1. Advent
Leitmotiv: Gott kommt zu uns
Wochenspruch: „Siehe, dein König kommt zu dir, ein Gerechter und ein Helfer.” Sacharja 9,9



Mittwoch: Offenbarung 5,1-5

Die Öffnung des Buches mit den sieben Siegeln ist in der Dramaturgie der Apokalypse der Übergang zum großen Finale. Wenn es verschlossen bleibt, dann bleibt die Zukunft verschlossen. Darum weint der Seher, als es so scheint, als sei niemand würdig, es zu öffnen. Das würde bedeuten, dass die Zukunft völlig verschlossen bliebe. Jedes prophetische Wort würde nicht weiter reichen als an den Horizont des Überschaubaren, das man vorhersehen und entsprechend deuten kann; der Zielpunkt der Weltgeschichte jenseits des Horizonts bliebe ganz im Ungefähren. Das wäre so, als gäbe es für den Reiter aus Dürers Meisterstich keine Gewissheit über die Burg, auf die er zustrebt. Ohne die Burg im Hintergrund des Bildes ist er kein hoffnungsvoller Heimkehrer, sondern einfach nur ein gefährdeter Mensch in unwirtlicher, bedrohlicher Gegend, auf verschlungenen Wegen, bei denen immer unklar bleibt, wohin sie führen.

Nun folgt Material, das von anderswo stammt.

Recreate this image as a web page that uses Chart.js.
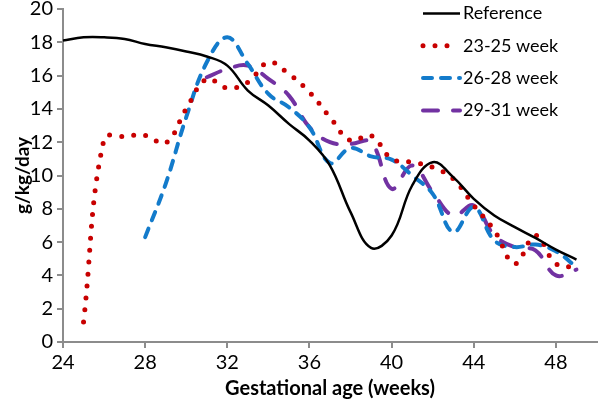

Indem allein Christus, der „Löwe aus Juda“ das Buch mit den sieben Siegeln öffnen wird, ist prophetisch bezeugt, dass in der Zukunftsgewissheit ein ganz wesentlicher Selbstanspruch des Christentums aller Religion und Weltanschauung gegenüber liegt. Es ist der Anspruch der kosmischen Zielbestimmung von Glaube, Hoffnung und Liebe. Es ist keineswegs der Anspruch, die Zukunft irgendwie berechnen zu können. Alle Apokalyptik der Bibel ist Bildersprache. Aber das Zeugnis der Bilder ist eben dieses: Alles Dasein ist auf die Liebe hin bestimmt, Glaube und Hoffnung sind von ihr bewegt und bewegen zu ihr hin. Das Buch mit den sieben Siegeln birgt eine Überfülle schrecklichster Grausamkeiten. Da ist buchstäblich der Teufel los. Aber da hindurch vollzieht sich der kosmische Geburtsvorgang der Liebe. Es sind die Wehen. Alles muss der vollendeten Macht der Liebe dienen und alles Böse wird überwunden sein. Der „Löwe von Juda“ ist der Fürst der Überwinder, der erste und eine, der selbst den Tod bezwungen hat.